Nine Augusta residents have filed suit against the city and the Richmond County Board of Education alleging that the Augusta Commission and school board district lines are unconstitutional.
The suit, filed after Augusta legislators failed to agree on a new district map based on 2010 census data, seeks an injunction against using existing district lines.
It also asks the U.S. District Court to “draft and implement a new redistricting plan in time for the 2012 elections that complies with one person, one vote and sections 2 and 5 of the Voting Rights Act.”
Plaintiffs include District 3 residents K.B. Martin and A.J. Saunders. Martin, a member of a black pastors’ group, was part of a suit against the city last year alleging the commission overstepped its authority in delegating new powers to the city administrator.
That suit was dismissed.
Plaintiffs from District 4 are Charles N. Cody Sr., Bobby D. Harper, Sammie L. Sias, Kenneth L. Williams and Melvin Ivey, and from District 8 are Gail Hicks and Joe E. Howard.
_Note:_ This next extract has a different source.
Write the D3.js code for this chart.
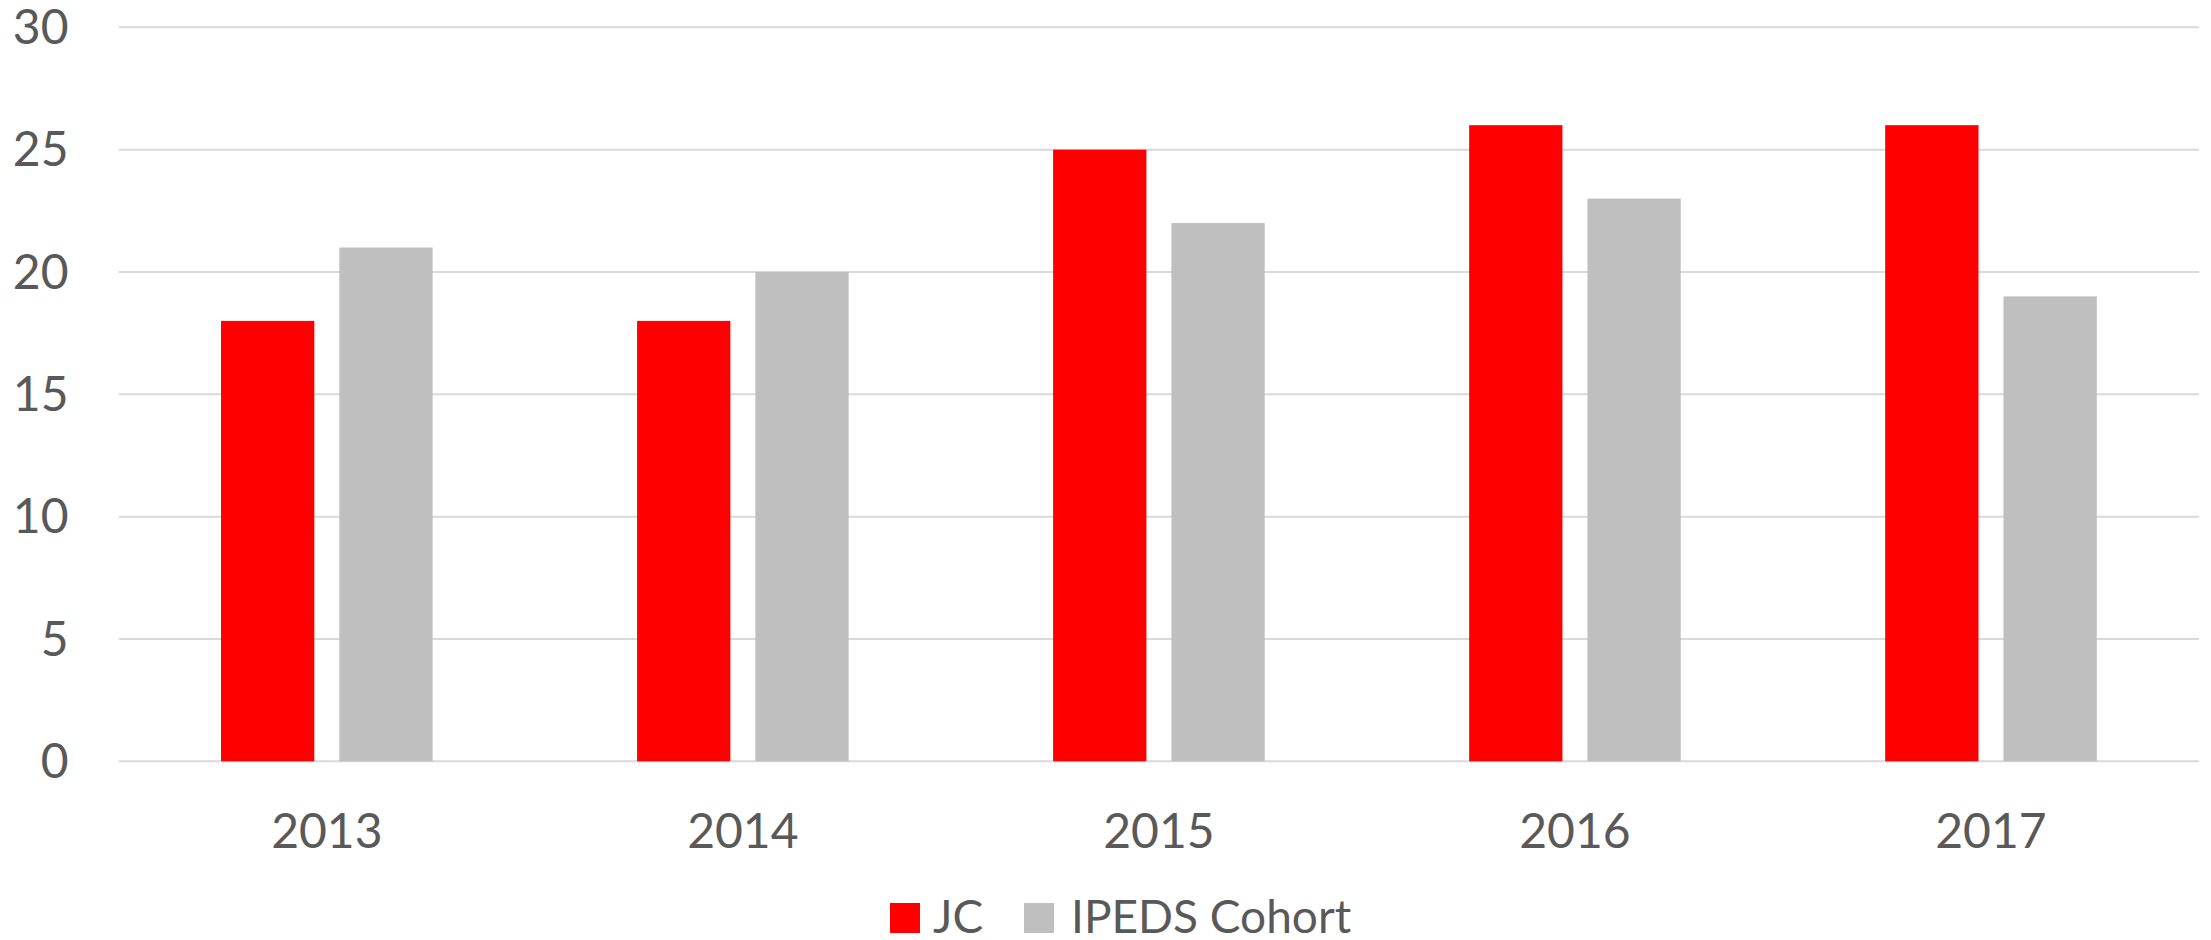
<!DOCTYPE html>
<html><head><meta charset="utf-8">
<script src="https://cdn.jsdelivr.net/npm/d3@7"></script>
<style>body{margin:0;background:#fff}</style>
</head><body>
<svg id="c" width="2211" height="940"></svg>
<script>
const categories = ["2013","2014","2015","2016","2017"];
const seriesNames = ["JC","IPEDS Cohort"];
const jcValues = [18,18,25,26,26];
const ipedsValues = [21,20,22,23,19];
const yTicks = [0,5,10,15,20,25,30];
const colors = ["#FF0000","#BFBFBF"];

const svg = d3.select("#c");
const plotLeft = 118.8, plotRight = 2199, plotTop = 27.3, plotBottom = 761.3;
const font = "Lato, 'Open Sans', sans-serif";
const textColor = "#595959";

const x = d3.scaleBand().domain(categories).range([plotLeft,plotRight]).paddingInner(0).paddingOuter(0);
const y = d3.scaleLinear().domain([0,30]).range([plotBottom,plotTop]);
const barW = 93.3, barGap = 25;

// gridlines
svg.append("g").selectAll("line").data(yTicks).join("line")
  .attr("x1",plotLeft).attr("x2",plotRight)
  .attr("y1",d=>y(d)).attr("y2",d=>y(d))
  .attr("stroke","#D9D9D9").attr("stroke-width",2);

// y labels
svg.append("g").selectAll("text").data(yTicks).join("text")
  .attr("x",68.5).attr("y",d=>y(d)).attr("dy","0.35em")
  .attr("text-anchor","end").attr("font-family",font).attr("font-size",48)
  .attr("fill",textColor).text(d=>d);

const data = categories.map((c,i)=>({c, vals:[jcValues[i], ipedsValues[i]]}));
const groupW = barW*2+barGap;
const g = svg.append("g");
data.forEach(d=>{
  const cx = x(d.c) + x.bandwidth()/2;
  d.vals.forEach((v,j)=>{
    g.append("rect")
      .attr("x", cx - groupW/2 + j*(barW+barGap))
      .attr("width", barW)
      .attr("y", y(v))
      .attr("height", y(0)-y(v))
      .attr("fill", colors[j]);
  });
});

// x labels
svg.append("g").selectAll("text").data(categories).join("text")
  .attr("x",d=>x(d)+x.bandwidth()/2).attr("y",847.7)
  .attr("text-anchor","middle").attr("font-family",font).attr("font-size",48)
  .attr("fill",textColor).text(d=>d);

// legend
const legendItems = [{name:seriesNames[0], sx:890, tx:933},{name:seriesNames[1], sx:1024, tx:1071}];
legendItems.forEach((it,i)=>{
  svg.append("rect").attr("x",it.sx).attr("y",903).attr("width",30).attr("height",30).attr("fill",colors[i]);
  svg.append("text").attr("x",it.tx).attr("y",933).attr("font-family",font).attr("font-size",46)
    .attr("fill",textColor).text(it.name);
});
</script>
</body></html>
All plaintiffs live in districts now overpopulated under existing lines because of population shifts taking place over the past decade.
The suit individually names as defendants Mayor Deke Copenhaver and school board President Alex Howard, although neither was involved in the local redistricting process.
Earlier this month, the school board and the commission voted to seek “federal intervention” in the redistricting process in part because elections for five commission and five school board posts were moved from November to July by the Legislature, although the date change remains subject to preclearance by the U.S. Department of Justice.
Sias ran unsuccessfully for the District 4 commission seat in 2010 and advocated for his Sand Ridge neighborhood to be united into one commission district before the local committee.
He said he joined the suit because he has questions and concerns about what the commission and school board is seeking.
“I don’t know what federal intervention is,” Sias said of the commission and school board requests. “They should have worked with the (local) process that failed. It had the opportunity to work more than once.”
Commissioner Alvin Mason, who led the local redistricting committee, posed a similar question on the agenda for a commission legal meeting Monday.
Mason, who was absent the day of the 9-0 vote, said he had “several questions” about the action.